Cultivation of vanilla:
Did you know that vanilla is actually a fleshy climbing vine from the orchid family, the largest family of flowering plants in the world? It can get up to 100 feet long. The vanilla fruit is the only edible fruit of the entire orchid family. There are about 150 varieties of vanilla in the world, although there are only two types that are actually used in the food and perfumes that you use at home.
The
vanilla planifolia is a tropical, evergreen, leafy, and somewhat fleshy
vine, growing under a canopy of support trees. The plant is sustainable
within a 20-degrees band around the equator. Vanilla vines require three
years before they bear fruit. Each spring the plant bears small, pale
greenish-yellow orchids. The flowers that produce the vanilla fruit are
large, have a yellow greenish color, and occur in groups of twenty or more.
They only last one day before they die. Like most orchids, the blossoms grow along stems
branching from the main vine. The buds, growing along the 6 to 10 inch
stems, bloom and mature in sequence,
each at a different time. Without pollination the blossom wilts and falls,
and no vanilla bean can grow. Each flower must be pollinated within
12 hours of opening. The only insect capable of pollinating the blossom
is the Melipona, a bee, native only to Mexico. All vanilla commercially grown today
is pollinated by hand. A
small splinter of wood or a grass stem is used to lift the rostellum or
flap out of the way so that the overhanging anther can be pressed against
the stigma to effect self pollination. On the plantations, girls pollinate
hundreds of flowers by hand with their “needles”. A healthy
vine should produce about 100 pods per year, however our growers are careful
to pollinate only a few of the blossoms on each stem. Over pollination
results in diseased and unhealthy inferior beans.

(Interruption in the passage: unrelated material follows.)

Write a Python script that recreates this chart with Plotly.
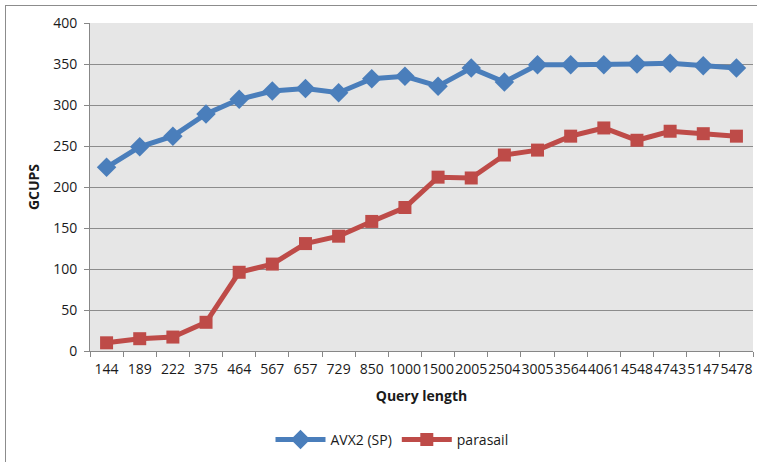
import plotly.graph_objects as go

# Query lengths (categorical x axis)
query_lengths = ["144", "189", "222", "375", "464", "567", "657", "729", "850", "1000",
                 "1500", "2005", "2504", "3005", "3564", "4061", "4548", "4743", "5147", "5478"]

# Throughput in GCUPS
avx2_sp = [224, 249, 262, 289, 307, 317, 320, 315, 332, 335,
           323, 345, 328, 349, 349, 349, 350, 351, 348, 345]
parasail = [10, 15, 17, 35, 96, 106, 131, 140, 158, 175,
            212, 211, 239, 245, 262, 272, 257, 268, 265, 262]

W, H = 757, 462
L, R, T, B = 90, 4, 23, 111
pw, ph = W - L - R, H - T - B

FONT = "Open Sans, Liberation Sans, sans-serif"
AXIS_GRAY = "#878787"

fig = go.Figure()
fig.add_trace(go.Scatter(
    x=query_lengths, y=avx2_sp, name="AVX2 (SP)", mode="lines+markers",
    line=dict(color="#4a7ebb", width=5),
    marker=dict(symbol="diamond", size=15, color="#4a7ebb"),
))
fig.add_trace(go.Scatter(
    x=query_lengths, y=parasail, name="parasail", mode="lines+markers",
    line=dict(color="#be4b48", width=5),
    marker=dict(symbol="square", size=13, color="#be4b48"),
))

# Paper-space helpers for the outer frame (left and top edges)
px = lambda v: (v - L) / pw
py = lambda v: 1 - (v - T) / ph

fig.update_layout(
    width=W, height=H,
    margin=dict(l=L, r=R, t=T, b=B),
    paper_bgcolor="white",
    plot_bgcolor="#e6e6e6",
    font=dict(family=FONT, size=14, color="#1a1a1a"),
    showlegend=True,
    legend=dict(orientation="h", x=px(392), xanchor="center",
                y=py(440), yanchor="middle",
                font=dict(size=14), itemwidth=50, tracegroupgap=0),
    xaxis=dict(
        type="category", range=[-0.5, len(query_lengths) - 0.5],
        tickangle=0, tickson="boundaries",
        ticks="outside", ticklen=5, tickcolor=AXIS_GRAY,
        showline=True, linecolor=AXIS_GRAY, linewidth=1,
        showgrid=False, zeroline=False,
        tickfont=dict(size=14), ticklabelstandoff=5,
        title=dict(text="<b>Query length</b>", font=dict(size=14), standoff=14),
    ),
    yaxis=dict(
        range=[0, 400], dtick=50, tick0=0,
        ticks="outside", ticklen=5, tickcolor=AXIS_GRAY,
        showline=True, linecolor=AXIS_GRAY, linewidth=1,
        showgrid=True, gridcolor="#8c8c8c", gridwidth=1,
        zeroline=False,
        tickfont=dict(size=14), ticklabelstandoff=4,
        title=dict(text="<b>GCUPS</b>", font=dict(size=14), standoff=10),
    ),
    shapes=[
        dict(type="line", xref="paper", yref="paper",
             x0=px(5.5), x1=px(5.5), y0=py(5), y1=py(470),
             line=dict(color="#8c8c8c", width=1), layer="below"),
        dict(type="line", xref="paper", yref="paper",
             x0=px(5), x1=px(770), y0=py(5.5), y1=py(5.5),
             line=dict(color="#8c8c8c", width=1), layer="below"),
    ],
)

fig.write_html("out.html")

The vanilla bean grows quickly
on the vine but is not ready for harvest until maturity- approximately
nine months in order to completely develop their signature aroma. However,
when the beans are harvested, they have neither flavor nor fragrance. They
develop these distinctive properties during the preparation. Harvesting vanilla
beans is as labor intensive as pollinating
the blossoms. Each bean ripens at its own time, requiring a daily harvest
for 3 or 4 weeks. To ensure the finest flavor from every bean, each individual
pod must be picked by hand just as it splits. The flavor components are bound as glycosides and must be set
free by enzymatic reaction. When the beans are harvested,
they are treated with hot water or heat and are then placed in the sun every
day and sweat in rolled blankets at night for weeks to months until they have shrunk to 20% of their original size.
It is crucial that the vanilla bean not
be harvested until it is yellow on the tip and is beginning to split on
the end. If picked too green the bean will lack flavor and develop molds
that will eventually cause it to rot. After this process is complete, the
beans are sorted for size and quality. Then they will rest for a month or
two to finish developing their full flavor and fragrance. The entire
curing process takes about three months.
During
the curing, an enzyme converts the precursors to the rich flavoring elements that
make up more than 170 flavoring components of properly grown and cured
bean. Four pounds of green beans make only one pound of dried vanilla. The
vanilla is completely cured when the proper moisture content is reached,
and the beans have darkened to a sweet, rich aroma. The beans are then
inspected for quality, hand sorted for length and shipped.